– Так она сошла с ума?

– Нет, не сошла с ума. Просто состарилась.

– Она умрет?

Томас поколебался, затем ответил:

– Да. Однажды.

– Но не сейчас?

– Нет, не сейчас. Спи.

Лили попыталась отодвинуться на край кровати, высвободиться из хватки отца, но мужчина притянул ее ближе, шепча:

– Тс-с, не бойся.

Лили больше ничего не сказала, но не от страха, а от отвращения, и не попросила его уйти, а притворилась спящей. Через окно ей было видно звезды. Лили выбрала одну и стала ждать, когда та упадет. Ждала долго, звезда все не падала, и в конце концов Лили заснула. Проснувшись на рассвете, она понятия не имела, осталась ли звезда на прежнем месте – далеко, скрытая под покровом небесной лазури, – или рухнула где-то на Ступне Тапала.

* * *

Ночью было тяжелее всего. В холодной тьме комнаты дневные размышления Сарбана оживали. Луна равнодушно проливала свет, озарявший то одно, то другое, а пустоту священник заполнял своими мыслями, изгоняя тени и мрак. В углу он поместил кроватку Бога, короткую и узенькую, под стать отроку, и лишь буйный, непослушный чуб выглядывал из-под одеяла. Слышно было, как Бог посапывает, вероятно, видя во сне мир, в котором Сарбану не пришлось бы наполнять тени смыслом. Возле кровати – грязные башмаки, вечно в пыли биварских проулков (ибо тьму снаружи Сарбан наполнил Биварой, тем городом, где было Всё, пока не нагрянуло Ничто, а не городом мэтрэгунцев, где всепожирающее Ничто восторжествовало); под одеялом Бога, внутри его плоти Сарбан заподозрил проблески подростковых страстей, словно маленькие бутоны болезни, ночные тоскливые мечтания о какой-нибудь юной горожанке, и священник опечалился, ибо знал, что не сумел спасти Бога от смерти, но успокоил себя тем, что хоть от любви его спас. Он моргнул разок, и Бог – весь целиком – канул в небытие.

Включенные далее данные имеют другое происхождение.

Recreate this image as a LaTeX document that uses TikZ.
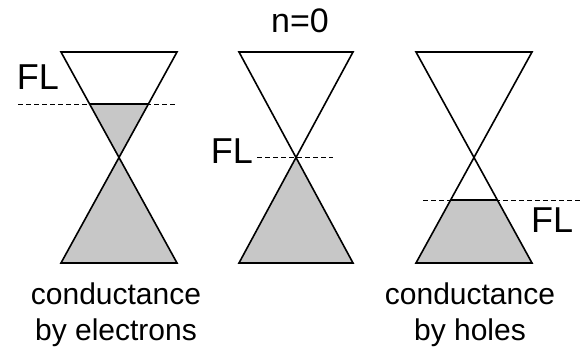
\documentclass[tikz,border=0pt]{standalone}
\usepackage{fontspec}
\usetikzlibrary{calc}
\setmainfont{Liberation Sans}
\begin{document}
\begin{tikzpicture}[x=1pt,y=-1pt,
  cone/.style={line width=1.6pt,line join=miter},
  filled/.style={fill=black!22},
  fermi/.style={line width=0.9pt,dash pattern=on 4.5pt off 3.5pt},
  lbl/.style={inner sep=0pt,font=\fontsize{36}{40}\selectfont},
  captext/.style={inner sep=0pt,align=center,font=\fontsize{30}{36}\selectfont}]
\useasboundingbox[fill=white] (0,0) rectangle (582,352);
% left cone
\coordinate (LTL) at (61,52); \coordinate (LTR) at (177,52);
\coordinate (LBL) at (61,263); \coordinate (LBR) at (177,263);
\coordinate (LA) at ($(LTL)!0.5!(LBR)$);
\coordinate (LF1) at ($(LTL)!52/211!(LBR)$);
\coordinate (LF2) at ($(LTR)!52/211!(LBL)$);
\fill[filled] (LF1) -- (LF2) -- (LA) -- cycle;
\fill[filled] (LA) -- (LBL) -- (LBR) -- cycle;
\draw[fermi] (18,104) -- (175,104);
\draw[cone] (LF1) -- (LF2);
\draw[cone] (LTL) -- (LTR) -- (LBL) -- (LBR) -- cycle;
% middle cone
\coordinate (MTL) at (239,52); \coordinate (MTR) at (353,52);
\coordinate (MBL) at (239,263); \coordinate (MBR) at (353,263);
\coordinate (MA) at ($(MTL)!0.5!(MBR)$);
\fill[filled] (MA) -- (MBL) -- (MBR) -- cycle;
\draw[fermi] (257,157.5) -- (333,157.5);
\draw[cone] (MTL) -- (MTR) -- (MBL) -- (MBR) -- cycle;
% right cone
\coordinate (RTL) at (416,52); \coordinate (RTR) at (532,52);
\coordinate (RBL) at (416,263); \coordinate (RBR) at (532,263);
\coordinate (RF1) at ($(RTR)!148/211!(RBL)$);
\coordinate (RF2) at ($(RTL)!148/211!(RBR)$);
\fill[filled] (RF1) -- (RF2) -- (RBR) -- (RBL) -- cycle;
\draw[fermi] (423,200) -- (582,200);
\draw[cone] (RF1) -- (RF2);
\draw[cone] (RTL) -- (RTR) -- (RBL) -- (RBR) -- cycle;
% labels
\node[lbl,anchor=base east] (fl1) at (59,90) {FL};
\node[lbl,anchor=base east] (fl2) at (253,164) {FL};
\node[lbl,anchor=base west] (fl3) at (531,233) {FL};
\node[lbl,anchor=base,font=\fontsize{34}{38}\selectfont] (n0) at (300,33) {n=0};
\node[captext,anchor=base] (c1a) at (116,305) {conductance};
\node[captext,anchor=base] (c1b) at (116,341) {by electrons};
\node[captext,anchor=base] (c2a) at (470,305) {conductance};
\node[captext,anchor=base] (c2b) at (470,341) {by holes};
\end{tikzpicture}
\end{document}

Слева от Сарбана, на пустой половине кровати, вновь обосновался холод. Сарбан гнал его ночь за ночью, обнимая подушки, одеяла и простыни, и наполнял весь мрак Варой. Холодный воздух клубился и струился, очерчивая женские формы, и там, где раньше не было ничего, под одеялом проступала пышная грудь Вары. Ее живот ждал его, словно непаханое поле, и казалось, что Бога она не рожала, таким зеленым, полным силы и страсти было это поле, и Сарбан ощутил, как в нем скапливаются проклятия и злость, собираются в семени и бурлят без намека на избавление. На распущенных волосах Вары, подстриженных по игривой биварской моде, в равнодушном лунном свете поблескивали искорки, и Сарбану захотелось спрятать эти волосы, поэтому он склонил лицо туда, где под одеялом сочилось теплой влагой лоно, и стал его целовать, лизать. Тихо, чтобы не разбудить Бога, причмокивал, смачивая пересохший язык. Вара не стонала – она никогда не стонала, плотская любовь была для нее таинством, которое разворачивалось за пределами мира, далеко от соприкасающихся тел, и Сарбан так ни разу и не сумел проникнуть в ту даль, где Вара кричала от наслаждения.

Сарбан опустил руку и стал трогать себя – но он был не один, не сам по себе, между ними пребывал холод, и мужчина понимал, что все впустую, холод никогда не уйдет. Вара стала его ласкать, он почувствовал, и она ему сказала – без слов, – что это пустяки, она знает, кто он, какой он и чего от него ждать, и взяла его в рот. Пока жена высасывала жизнь из его чрева, Сарбан думал, что, возможно, Вара не была Варой и, наверное, ему не дожить до утра, а потом он взорвался и ощутил свое замерзшее семя под неумолимым взглядом холода, будто тяжелый снег на собственном животе. Иногда он засыпал, а когда открывал глаза в полусне, то видел всю комнату – случалось, весь Мир – под толстым слоем снега из семени, и по всей Ступне Тапала смердело тухлятиной, и священник знал, что на самом деле Мир и должен так смердеть, а не благоухать весенними цветами, не источать осенний аромат созревающих плодов, нет, он должен вонять тухлятиной, словно душа, увязшая в одряхлевшем теле, как в болоте. Он знал, что стоит моргнуть, и Вара – вся, какая есть – канет в небытие.